-- Start of Record excerpts --

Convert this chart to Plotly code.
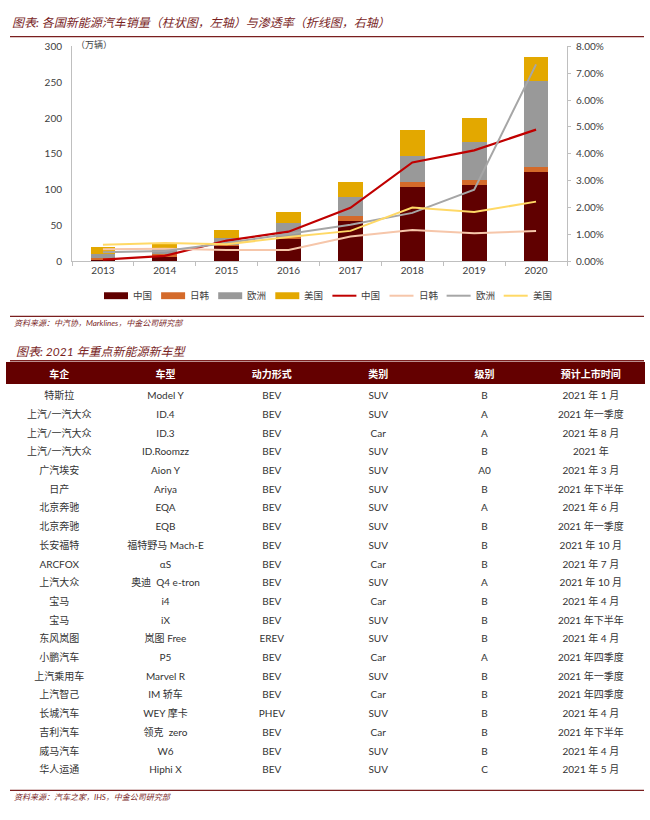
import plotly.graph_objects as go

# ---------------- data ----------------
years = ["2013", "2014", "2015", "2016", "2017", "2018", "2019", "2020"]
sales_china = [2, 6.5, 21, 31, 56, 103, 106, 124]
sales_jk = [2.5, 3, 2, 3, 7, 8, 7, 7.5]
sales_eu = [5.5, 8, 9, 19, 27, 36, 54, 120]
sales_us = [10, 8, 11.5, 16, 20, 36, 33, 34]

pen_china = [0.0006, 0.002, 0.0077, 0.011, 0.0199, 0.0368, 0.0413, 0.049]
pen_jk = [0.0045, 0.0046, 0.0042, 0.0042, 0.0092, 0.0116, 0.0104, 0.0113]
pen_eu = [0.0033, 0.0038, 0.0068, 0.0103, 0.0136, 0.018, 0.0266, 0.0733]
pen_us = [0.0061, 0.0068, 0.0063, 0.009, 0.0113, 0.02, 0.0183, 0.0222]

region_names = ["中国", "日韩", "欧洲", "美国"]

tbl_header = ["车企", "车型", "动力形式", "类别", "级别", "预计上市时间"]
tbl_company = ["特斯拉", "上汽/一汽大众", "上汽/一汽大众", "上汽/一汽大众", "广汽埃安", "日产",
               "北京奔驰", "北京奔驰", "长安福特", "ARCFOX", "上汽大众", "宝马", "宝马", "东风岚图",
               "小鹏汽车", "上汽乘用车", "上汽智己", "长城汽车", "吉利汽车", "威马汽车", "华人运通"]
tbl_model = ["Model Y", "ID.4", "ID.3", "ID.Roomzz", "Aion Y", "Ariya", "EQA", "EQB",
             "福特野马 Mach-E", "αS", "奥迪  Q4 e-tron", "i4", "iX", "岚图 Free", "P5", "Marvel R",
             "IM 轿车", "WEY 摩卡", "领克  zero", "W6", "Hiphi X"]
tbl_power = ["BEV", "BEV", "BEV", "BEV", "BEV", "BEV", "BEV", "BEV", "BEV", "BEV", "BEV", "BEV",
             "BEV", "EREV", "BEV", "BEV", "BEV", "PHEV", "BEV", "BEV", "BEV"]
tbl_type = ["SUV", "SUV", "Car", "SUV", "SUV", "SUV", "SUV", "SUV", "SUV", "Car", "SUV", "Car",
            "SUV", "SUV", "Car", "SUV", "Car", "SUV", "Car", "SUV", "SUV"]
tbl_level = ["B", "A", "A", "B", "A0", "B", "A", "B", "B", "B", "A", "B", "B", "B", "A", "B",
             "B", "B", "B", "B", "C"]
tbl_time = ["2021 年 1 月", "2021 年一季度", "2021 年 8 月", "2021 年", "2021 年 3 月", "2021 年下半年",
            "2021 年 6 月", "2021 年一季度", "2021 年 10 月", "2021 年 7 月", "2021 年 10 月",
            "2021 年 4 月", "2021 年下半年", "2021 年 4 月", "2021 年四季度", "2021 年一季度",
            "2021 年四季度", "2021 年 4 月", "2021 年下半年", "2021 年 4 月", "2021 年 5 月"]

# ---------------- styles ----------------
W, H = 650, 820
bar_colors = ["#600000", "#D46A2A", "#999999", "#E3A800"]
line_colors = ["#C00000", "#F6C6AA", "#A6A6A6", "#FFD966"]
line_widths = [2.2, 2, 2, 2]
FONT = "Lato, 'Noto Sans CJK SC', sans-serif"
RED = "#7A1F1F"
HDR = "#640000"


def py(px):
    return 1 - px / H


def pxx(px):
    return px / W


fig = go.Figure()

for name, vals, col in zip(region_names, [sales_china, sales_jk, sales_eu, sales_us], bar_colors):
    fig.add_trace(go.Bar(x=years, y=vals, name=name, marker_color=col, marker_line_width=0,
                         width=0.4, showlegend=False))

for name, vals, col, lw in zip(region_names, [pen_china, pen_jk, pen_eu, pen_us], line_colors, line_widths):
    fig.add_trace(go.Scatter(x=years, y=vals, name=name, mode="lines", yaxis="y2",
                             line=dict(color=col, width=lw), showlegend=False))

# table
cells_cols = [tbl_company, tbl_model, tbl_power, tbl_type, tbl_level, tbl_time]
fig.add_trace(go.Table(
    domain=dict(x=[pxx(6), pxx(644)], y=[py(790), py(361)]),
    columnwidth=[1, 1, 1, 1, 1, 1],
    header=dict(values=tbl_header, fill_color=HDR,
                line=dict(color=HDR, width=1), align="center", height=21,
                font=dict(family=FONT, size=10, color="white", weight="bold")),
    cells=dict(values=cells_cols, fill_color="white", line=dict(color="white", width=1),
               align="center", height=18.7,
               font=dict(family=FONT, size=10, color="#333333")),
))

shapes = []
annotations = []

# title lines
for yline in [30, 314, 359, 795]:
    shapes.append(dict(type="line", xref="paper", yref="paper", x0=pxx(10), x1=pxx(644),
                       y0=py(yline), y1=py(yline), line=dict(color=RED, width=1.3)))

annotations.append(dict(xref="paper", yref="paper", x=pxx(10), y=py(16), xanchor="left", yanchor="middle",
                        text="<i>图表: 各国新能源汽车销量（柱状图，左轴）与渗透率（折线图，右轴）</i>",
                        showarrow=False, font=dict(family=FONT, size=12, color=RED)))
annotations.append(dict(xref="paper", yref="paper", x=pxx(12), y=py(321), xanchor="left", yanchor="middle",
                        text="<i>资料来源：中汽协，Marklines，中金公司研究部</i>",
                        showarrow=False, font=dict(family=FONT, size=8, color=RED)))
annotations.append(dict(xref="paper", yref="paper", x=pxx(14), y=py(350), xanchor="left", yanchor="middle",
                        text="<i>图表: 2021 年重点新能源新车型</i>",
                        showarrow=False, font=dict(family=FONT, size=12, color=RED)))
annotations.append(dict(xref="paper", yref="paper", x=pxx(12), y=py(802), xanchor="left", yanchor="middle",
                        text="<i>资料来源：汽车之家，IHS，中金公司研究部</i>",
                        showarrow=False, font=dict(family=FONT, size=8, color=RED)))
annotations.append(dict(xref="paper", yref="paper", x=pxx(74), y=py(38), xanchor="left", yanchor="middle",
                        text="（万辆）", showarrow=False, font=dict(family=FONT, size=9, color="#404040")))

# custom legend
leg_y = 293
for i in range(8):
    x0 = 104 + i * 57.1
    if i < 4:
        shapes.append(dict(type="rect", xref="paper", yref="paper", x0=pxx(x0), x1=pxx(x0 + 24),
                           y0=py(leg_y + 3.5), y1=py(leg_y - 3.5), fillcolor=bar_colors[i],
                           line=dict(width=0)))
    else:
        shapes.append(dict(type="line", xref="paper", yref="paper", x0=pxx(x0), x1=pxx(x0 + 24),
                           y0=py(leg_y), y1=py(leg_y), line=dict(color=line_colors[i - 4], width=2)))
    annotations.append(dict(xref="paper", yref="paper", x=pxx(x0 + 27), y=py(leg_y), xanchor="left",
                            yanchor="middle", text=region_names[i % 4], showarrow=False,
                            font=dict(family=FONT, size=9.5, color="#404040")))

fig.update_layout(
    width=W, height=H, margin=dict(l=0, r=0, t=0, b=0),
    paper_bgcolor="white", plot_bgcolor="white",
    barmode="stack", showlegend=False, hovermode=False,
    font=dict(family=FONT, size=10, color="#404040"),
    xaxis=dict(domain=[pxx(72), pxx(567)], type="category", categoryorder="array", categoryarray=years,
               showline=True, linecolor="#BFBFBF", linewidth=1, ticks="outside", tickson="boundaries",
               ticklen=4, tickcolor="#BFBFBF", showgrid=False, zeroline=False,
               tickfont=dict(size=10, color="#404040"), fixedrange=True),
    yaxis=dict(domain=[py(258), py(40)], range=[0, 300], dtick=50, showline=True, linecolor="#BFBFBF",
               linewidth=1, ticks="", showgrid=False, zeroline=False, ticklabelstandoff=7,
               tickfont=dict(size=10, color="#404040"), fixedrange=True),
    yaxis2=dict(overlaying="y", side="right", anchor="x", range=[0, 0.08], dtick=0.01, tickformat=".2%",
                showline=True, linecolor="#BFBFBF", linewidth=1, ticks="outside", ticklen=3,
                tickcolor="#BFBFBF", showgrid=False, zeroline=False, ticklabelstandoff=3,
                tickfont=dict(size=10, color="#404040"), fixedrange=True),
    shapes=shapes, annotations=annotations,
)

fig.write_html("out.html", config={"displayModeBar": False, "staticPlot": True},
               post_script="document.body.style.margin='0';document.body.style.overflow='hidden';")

-- End of Record excerpts --
-- Start of Record excerpts --

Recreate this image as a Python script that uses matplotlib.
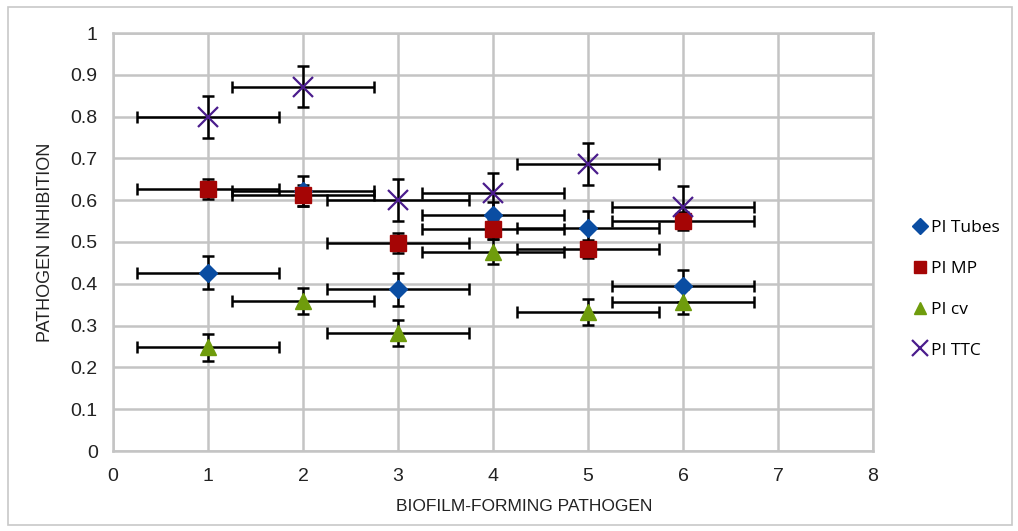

-- End of Record excerpts --

:: Stated goal ::
Where a line of the entries contains the word "this", copy that line.

:: Task response ::
Convert this chart to Plotly code.
Recreate this image as a Python script that uses matplotlib.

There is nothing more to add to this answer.